▶ _GIVEN TASK_: Repeat what the lines below say, word for word, and skip every image.

▶ _RECORDED DATA_:
- - - -
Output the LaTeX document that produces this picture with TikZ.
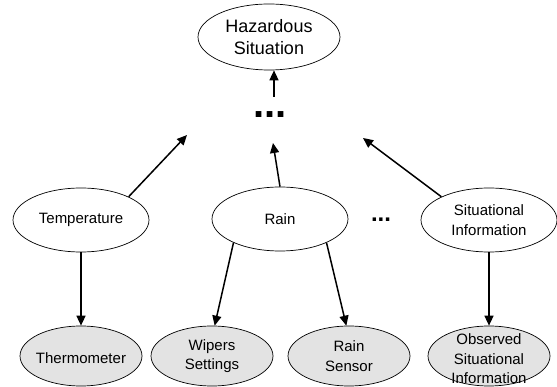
\documentclass[tikz,border=0pt]{standalone}
\usepackage{fontspec}
\setmainfont{Liberation Sans}
\usetikzlibrary{shapes.geometric,arrows.meta}
\definecolor{nodefill}{RGB}{227,227,227}
\begin{document}
\begin{tikzpicture}[x=1pt,y=-1pt,
  ell/.style={ellipse, draw=black, line width=0.7pt, inner sep=0pt},
  midnode/.style={ell, minimum width=136pt, minimum height=64pt},
  obsnode/.style={ell, fill=nodefill, minimum width=122pt, minimum height=60pt},
  lbl/.style={font=\fontsize{15}{19.5}\selectfont, align=center},
  arr/.style={line width=1.5pt, -{Triangle[length=10pt,width=9pt]}}]
\useasboundingbox (0,0) rectangle (557,387);

\node[ell, minimum width=142pt, minimum height=66pt,
  label={[lbl, font=\fontsize{18}{22}\selectfont]center:Hazardous\\Situation}] (top) at (269,37) {};

\node[anchor=base, font=\fontsize{40}{40}\selectfont\bfseries] (dots) at (270,117.5) {...};
\node[anchor=base, font=\fontsize{24}{24}\selectfont\bfseries] (middots) at (381,222) {...};

\node[midnode, label={[lbl]center:Temperature}] (temp) at (81,220) {};
\node[midnode, label={[lbl]center:Rain}] (rain) at (280,219) {};
\node[midnode, label={[lbl]center:Situational\\Information}] (sit) at (489,220) {};

\node[obsnode, label={[lbl, yshift=-2pt]center:Thermometer}] (thermo) at (81,356) {};
\node[obsnode, label={[lbl]center:Wipers\\Settings}] (wipers) at (212,356) {};
\node[obsnode, label={[lbl]center:Rain\\Sensor}] (sensor) at (349,356) {};
\node[obsnode, label={[lbl, yshift=-3pt]center:Observed\\Situational\\Information}] (obs) at (489,356) {};

\coordinate (tl) at (187,135);
\coordinate (tm) at (273,143);
\coordinate (tr) at (363,138);
\coordinate (dotsup) at (274,97);

\draw[arr] (temp.26) -- (tl);
\draw[arr] (rain.north) -- (tm);
\draw[arr] (sit.154) -- (tr);
\draw[arr] (dotsup) -- (dotsup |- top.south);
\draw[arr] (temp.south) -- (thermo.north);
\draw[arr] (rain.207) -- (wipers.85);
\draw[arr] (rain.-27) -- (sensor.95);
\draw[arr] (sit.south) -- (obs.north);
\end{tikzpicture}
\end{document}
- - - -
▶ _RESPONSE TO THIS EXERCISE_:
Output the LaTeX document that produces this picture with TikZ.
\documentclass[tikz,border=0pt]{standalone}
\usepackage{fontspec}
\setmainfont{Liberation Sans}
\usetikzlibrary{shapes.geometric,arrows.meta}
\definecolor{nodefill}{RGB}{227,227,227}
\begin{document}
\begin{tikzpicture}[x=1pt,y=-1pt,
  ell/.style={ellipse, draw=black, line width=0.7pt, inner sep=0pt},
  midnode/.style={ell, minimum width=136pt, minimum height=64pt},
  obsnode/.style={ell, fill=nodefill, minimum width=122pt, minimum height=60pt},
  lbl/.style={font=\fontsize{15}{19.5}\selectfont, align=center},
  arr/.style={line width=1.5pt, -{Triangle[length=10pt,width=9pt]}}]
\useasboundingbox (0,0) rectangle (557,387);

\node[ell, minimum width=142pt, minimum height=66pt,
  label={[lbl, font=\fontsize{18}{22}\selectfont]center:Hazardous\\Situation}] (top) at (269,37) {};

\node[anchor=base, font=\fontsize{40}{40}\selectfont\bfseries] (dots) at (270,117.5) {...};
\node[anchor=base, font=\fontsize{24}{24}\selectfont\bfseries] (middots) at (381,222) {...};

\node[midnode, label={[lbl]center:Temperature}] (temp) at (81,220) {};
\node[midnode, label={[lbl]center:Rain}] (rain) at (280,219) {};
\node[midnode, label={[lbl]center:Situational\\Information}] (sit) at (489,220) {};

\node[obsnode, label={[lbl, yshift=-2pt]center:Thermometer}] (thermo) at (81,356) {};
\node[obsnode, label={[lbl]center:Wipers\\Settings}] (wipers) at (212,356) {};
\node[obsnode, label={[lbl]center:Rain\\Sensor}] (sensor) at (349,356) {};
\node[obsnode, label={[lbl, yshift=-3pt]center:Observed\\Situational\\Information}] (obs) at (489,356) {};

\coordinate (tl) at (187,135);
\coordinate (tm) at (273,143);
\coordinate (tr) at (363,138);
\coordinate (dotsup) at (274,97);

\draw[arr] (temp.26) -- (tl);
\draw[arr] (rain.north) -- (tm);
\draw[arr] (sit.154) -- (tr);
\draw[arr] (dotsup) -- (dotsup |- top.south);
\draw[arr] (temp.south) -- (thermo.north);
\draw[arr] (rain.207) -- (wipers.85);
\draw[arr] (rain.-27) -- (sensor.95);
\draw[arr] (sit.south) -- (obs.north);
\end{tikzpicture}
\end{document}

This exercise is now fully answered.